The question of λήθη interrogates this relation of Being to man. and therefore our elucidation of the essence of πρᾶγμα, the action of the hand, had to refer to the typewriter, assuming a thoughtful meditation is a thinking that thinks of our history (the essence of truth), in which the future comes toward us.

People are generally inclined to consider philosophy an "abstract" affair. If now, apparently all of a sudden and arbitrarily, we speak of the typewriter, that is taken to be a digression, a view attesting to the fact that people are precisely not truly disposed to ponder the "concrete" they celebrate so much. i.e., to come within the proximity of the essence of things and to remove the concealment thrust upon things by mere use and consumption. Λήθη and the typewriter—this is indeed not a digression for anyone not submerged in the oblivion of Being.

According to Pindar, ἀίδώς, awe, by which Being itself cares for its essence, and through which essence it dispenses ἀλήθεια to beings and to man, has λάθα for its counter-essence.

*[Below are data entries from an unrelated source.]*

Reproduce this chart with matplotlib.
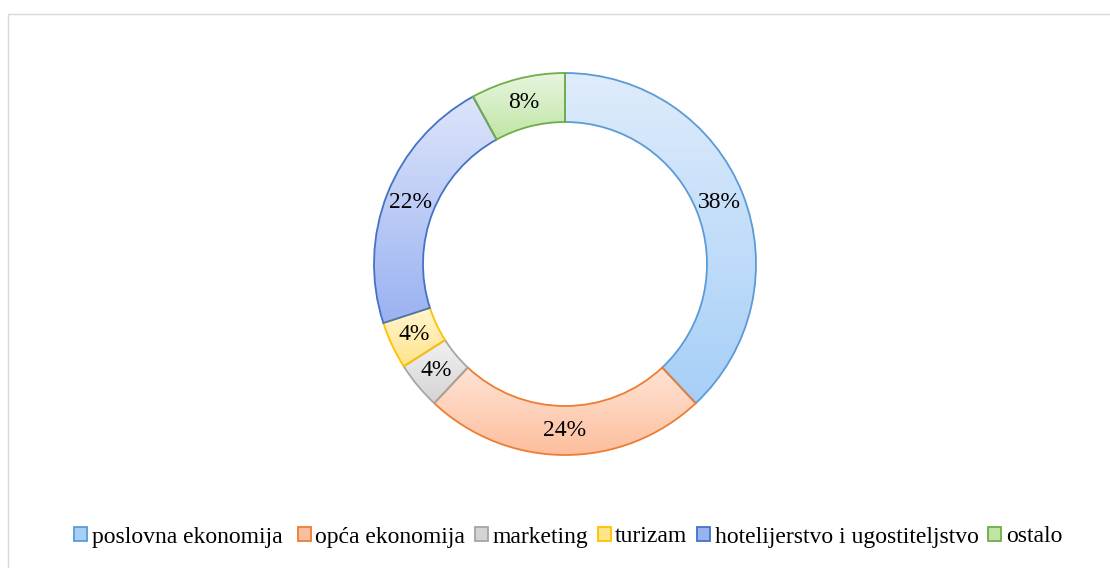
import numpy as np
import matplotlib
matplotlib.use("Agg")
from matplotlib import pyplot as plt
from matplotlib.colors import LinearSegmentedColormap
from matplotlib.patches import Rectangle

plt.rcParams['font.family'] = ['Liberation Serif', 'DejaVu Serif']

kategorije = ["poslovna ekonomija ", "opća ekonomija", "marketing", "turizam",
              "hotelijerstvo i ugostiteljstvo", "ostalo"]
udjeli = [38, 24, 4, 4, 22, 8]

rubovi = ["#5B9BD5", "#ED7D31", "#A5A5A5", "#FFC000", "#4472C4", "#70AD47"]
gornje = ["#DFECFB", "#FFE3D4", "#F2F2F2", "#FFF6D2", "#DEE5FA", "#E8F5DF"]
donje = ["#A6CFF8", "#FDBE9E", "#D4D4D4", "#FFE48A", "#9AB2F2", "#BFE5A4"]

W, H = 1110, 568
fig = plt.figure(figsize=(W / 100, H / 100), dpi=100)

# okvir (samo lijevi i gornji rub su vidljivi)
frame = fig.add_axes([0, 0, 1, 1])
frame.set_xlim(0, W)
frame.set_ylim(H, 0)
frame.axis('off')
frame.add_patch(Rectangle((7.5, 13.5), W + 20, H + 20, fill=False,
                          edgecolor="#D9D9D9", linewidth=1.0))

# prsten
cx, cy, R = 565, 264, 191
box = 420
ax = fig.add_axes([(cx - box / 2) / W, (H - cy - box / 2) / H, box / W, box / H])
wedges, texts = ax.pie(udjeli, startangle=90, counterclock=False, radius=1.0,
                       colors=gornje,
                       wedgeprops=dict(width=49 / R, linewidth=1.3),
                       labels=None)
lim = box / 2 / R
ax.set_aspect('equal')
ax.axis('off')

grad = np.linspace(0, 1, 256).reshape(-1, 1)
kut = 90.0
for w, v, g, d, e in zip(wedges, udjeli, gornje, donje, rubovi):
    ext = w.get_path().get_extents()
    cmap = LinearSegmentedColormap.from_list("g", [g, d])
    im = ax.imshow(grad, cmap=cmap, aspect='auto', origin='upper',
                   extent=[ext.x0, ext.x1, ext.y0, ext.y1], zorder=1,
                   interpolation='bilinear')
    im.set_clip_path(w)
    w.set_facecolor('none')
    w.set_edgecolor(e)
    w.set_zorder(2)
    # postotak na sredini prstena
    sred = np.deg2rad(kut - v * 3.6 / 2)
    kut -= v * 3.6
    r = 0.872
    ax.text(r * np.cos(sred), r * np.sin(sred), f"{v}%", ha='center', va='center',
            fontsize=17, zorder=3)
ax.set_xlim(-lim, lim)
ax.set_ylim(-lim, lim)

# legenda
ruke = [Rectangle((0, 0), 1, 1, facecolor=d, edgecolor=e, linewidth=1.3)
        for d, e in zip(donje, rubovi)]
fig.legend(ruke, kategorije, loc='center', bbox_to_anchor=(568 / W, 1 - 537 / H),
           ncol=6, frameon=False, fontsize=17, handlelength=0.55, handleheight=0.55,
           handletextpad=0.2, columnspacing=0.4, borderpad=0)

fig.savefig("out.png", dpi=100)
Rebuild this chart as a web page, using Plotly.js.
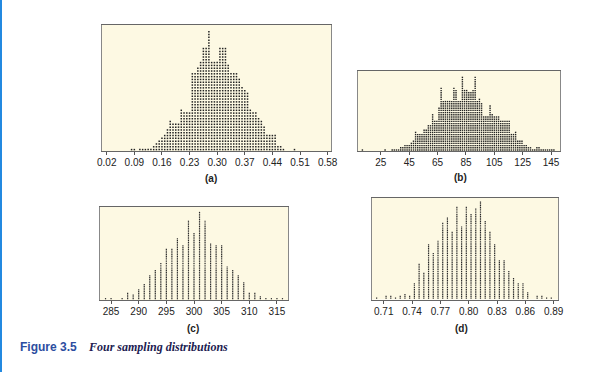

The poetical words of Pindar about λήθη attest to the fact that for the Greeks the mutual counter-essence of ἀλήθεια and λήθη was experienced originally. We might therefore expect that this essential correlation between ἀλήθεια and λήθη would also, in a correspondingly original way, be thought through by the Greeks and posed in thinking. This expectation is not fulfilled. The Greeks never did explicitly think through ἀλήθεια and λήθη with regard to their essence and the ground of their essence, since already, i.e., prior to all thinking and poetizing, these pervade the to-be-thought as its "essence." The Greeks think and poetize and "deal" within the essence of ἀλήθεια and of λήθη. but they do not think and poetize about this essence and they do not "deal" with it. For the Greeks it suffices to be claimed by ἀλήθεια itself and to be encompassed by it. It is a sign of the necessity ruling its essence that Greek humanity, at its inception, does not need to think about the essence of ἀλήθεια (and of λήθη). And when, at the time of the close of the Greek world, in a certain sense a thinking "about" ἀλήθεια is inaugurated, then this inauguration is precisely a sign of that imminent closing. But the history of the modern world and its generations is much different.

When ἀλήθεια and λήθη are explicitly mentioned in the thoughtful speech of the Greeks. there it has the character of primordial legend and is μῦθος.